Thérèse Brady (1930– 29 January 1999) was an Irish clinical psychologist. She was a founder of the Psychological Society of Ireland, led postgraduate training at the University College Dublin, and directed the Bereavement Support service of the Irish Hospice Foundation. She was appointed as a fellow of the Foundation in 1988. The Foundation's library is named in her honour, and the School of Psychology at the University College awards a medal in her name.

==Career==
Brady was born in 1930. She initially intended to study languages and was interested in international affairs, however catching tuberculosis as a teenager set caused her to miss a lot of her schooling. She worked hard to gain admission to University College Dublin, earning an honours degree in French and Spanish, and then continuing in Spanish at postgraduate level, although her master of arts degree was again interrupted by illness.

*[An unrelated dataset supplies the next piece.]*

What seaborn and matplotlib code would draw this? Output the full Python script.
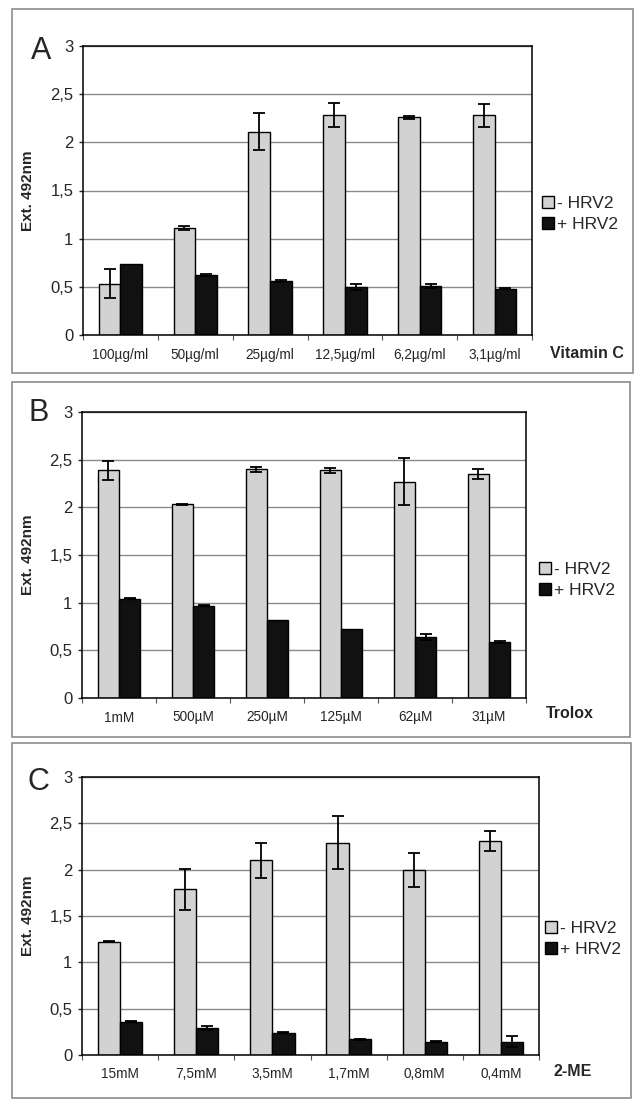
import numpy as np
import pandas as pd
import matplotlib
matplotlib.use('Agg')
import matplotlib.pyplot as plt
import seaborn as sns
from matplotlib.patches import Rectangle

# values
hue_labels = ['- HRV2', '+ HRV2']

conc_a = ['100µg/ml', '50µg/ml', '25µg/ml', '12,5µg/ml', '6,2µg/ml', '3,1µg/ml']
minus_a = [0.53, 1.11, 2.11, 2.28, 2.26, 2.28]
minus_a_err = [0.15, 0.02, 0.19, 0.125, 0.015, 0.12]
plus_a = [0.74, 0.62, 0.56, 0.50, 0.51, 0.48]
plus_a_err = [0.0, 0.01, 0.01, 0.03, 0.02, 0.005]

conc_b = ['1mM', '500µM', '250µM', '125µM', '62µM', '31µM']
minus_b = [2.39, 2.03, 2.40, 2.39, 2.27, 2.35]
minus_b_err = [0.10, 0.003, 0.025, 0.025, 0.25, 0.055]
plus_b = [1.04, 0.97, 0.82, 0.725, 0.64, 0.59]
plus_b_err = [0.005, 0.005, 0.0, 0.0, 0.03, 0.01]

conc_c = ['15mM', '7,5mM', '3,5mM', '1,7mM', '0,8mM', '0,4mM']
minus_c = [1.22, 1.79, 2.10, 2.29, 2.00, 2.31]
minus_c_err = [0.005, 0.22, 0.185, 0.285, 0.185, 0.105]
plus_c = [0.36, 0.29, 0.24, 0.17, 0.145, 0.145]
plus_c_err = [0.005, 0.025, 0.005, 0.005, 0.005, 0.06]

yticks = [0, 0.5, 1, 1.5, 2, 2.5, 3]
ytick_labels = ['0', '0,5', '1', '1,5', '2', '2,5', '3']

sns.set_style('white')
plt.rcParams['font.family'] = ['Liberation Sans', 'DejaVu Sans']

W, H = 643, 1111
fig = plt.figure(figsize=(W / 100, H / 100), dpi=100)


def px_axes(left, top, right, bottom):
    return fig.add_axes([left / W, 1 - bottom / H, (right - left) / W, (bottom - top) / H])


def draw_panel(frame, box, letter, conc, minus, minus_err, plus, plus_err, xname, xname_pos, leg_pos):
    fl, ft, fr, fb = frame
    fig.patches.append(Rectangle((fl / W, 1 - fb / H), (fr - fl) / W, (fb - ft) / H,
                                 transform=fig.transFigure, fill=False,
                                 edgecolor='#8c8c8c', lw=1.2))
    ax = px_axes(*box)
    df = pd.DataFrame({
        'conc': conc * 2,
        'value': minus + plus,
        'err': minus_err + plus_err,
        'virus': [hue_labels[0]] * len(conc) + [hue_labels[1]] * len(conc),
    })
    sns.barplot(data=df, x='conc', y='value', hue='virus', order=conc,
                hue_order=hue_labels, palette=['#d2d2d2', '#111111'],
                width=0.58, errorbar=None, edgecolor='black', linewidth=1,
                legend=False, ax=ax)
    bar_sets = list(ax.containers[:2])

    # error bars from the bars seaborn drew
    for bars, errs in zip(bar_sets, [minus_err, plus_err]):
        xs, ys, es = [], [], []
        for patch, e in zip(bars.patches, errs):
            if e > 0:
                xs.append(patch.get_x() + patch.get_width() / 2)
                ys.append(patch.get_height())
                es.append(e)
        ax.errorbar(xs, ys, yerr=es, fmt='none', ecolor='black',
                    elinewidth=1.3, capsize=4.5, capthick=1.3, zorder=5)

    ax.set_ylim(0, 3)
    ax.set_xlim(-0.5, len(conc) - 0.5)
    ax.set_yticks(yticks)
    ax.set_yticklabels(ytick_labels)
    ax.yaxis.grid(True, color='#8a8a8a', lw=1)
    ax.set_axisbelow(True)
    for s in ax.spines.values():
        s.set_color('black')
        s.set_linewidth(1.1)
    ax.tick_params(axis='y', labelsize=12, length=3, width=1, pad=4, direction='out', left=True)
    ax.tick_params(axis='x', which='major', labelsize=9.8, length=0, pad=9)
    ax.set_xticks(np.arange(-0.5, len(conc), 1), minor=True)
    ax.tick_params(axis='x', which='minor', length=3.5, width=0.8, direction='out',
                   bottom=True, color='#555555')
    ax.set_xlabel('')
    ax.set_ylabel('Ext. 492nm', fontsize=11, fontweight='bold')
    ax.yaxis.set_label_coords((35 - box[0]) / (box[2] - box[0]), 0.5)

    fig.text(letter[1] / W, 1 - letter[2] / H, letter[0], fontsize=22,
             ha='center', va='center')
    fig.text(xname_pos[0] / W, 1 - xname_pos[1] / H, xname, fontsize=11.5,
             fontweight='bold', ha='left', va='center')
    ax.legend(bar_sets, hue_labels, loc='upper left',
              bbox_to_anchor=(leg_pos[0] / W, 1 - leg_pos[1] / H),
              bbox_transform=fig.transFigure, frameon=False, fontsize=12.5,
              handlelength=0.7, handleheight=0.7, handletextpad=0.15,
              labelspacing=0.35, borderpad=0, borderaxespad=0)


draw_panel((12, 9, 633, 373), (83, 46, 532, 335), ('A', 41, 51),
           conc_a, minus_a, minus_a_err, plus_a, plus_a_err,
           'Vitamin C', (550, 353), (542, 196))
draw_panel((12, 382, 630, 737), (82, 412, 526, 698), ('B', 39, 413),
           conc_b, minus_b, minus_b_err, plus_b, plus_b_err,
           'Trolox', (546, 713), (539, 562))
draw_panel((12, 743, 631, 1098), (82, 777, 539, 1055), ('C', 38, 782),
           conc_c, minus_c, minus_c_err, plus_c, plus_c_err,
           '2-ME', (553, 1071), (545, 921))

fig.savefig('out.png', dpi=100, facecolor='white')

Brady initially worked as a secretary for a voluntary organisation providing support for people with tuberculosis. She then returned to University College Dublin, studying psychology and graduating in 1966. After graduation she worked at the Mater Hospital Child Guidance Clinic. She then helped to develop the Child Guidance Clinic in Ballymun. She also worked at St Vincent's Psychiatric Hospital.

In 1979, she returned to University College Dublin as director of the postgraduate training programme in clinical psychology. In 1985, she became a director of the Bereavement Support service of the Irish Hospice Foundation, and developed a training programme for volunteers.

She was active in establishing the Psychological Society of Ireland and in 1974 was elected its president.

Brady was a longtime friend of Theodore Alcock, Anna Freud's supervising analyst, and also Donald Broadbent and Jerome Bruner. She was known as a skilful diagnostician, who believed in viewing the whole person rather than focusing on only childhood experiences.

In 1988 the Irish Hospice Foundation appointed Brady a Fellow of the Foundation "for outstanding achievement and contribution to hospice movement".

==Legacy==
The library at the Irish Hospice Foundation is named the Thérèse Brady Library. It focuses on bereavement, palliative care and end-of-life issues.

The School of Psychology at University College Dublin awards the Therésè Brady Medal to the graduating student in the PhD Clinical Psychology programme whose research thesis is judged to show exceptional clinical sensitivity.

==Publications==
- Brady, T, Paradoxes in the Pursuit of Psychological Well-Being, Irish Journal of Psychology, 11, 3, 277–298.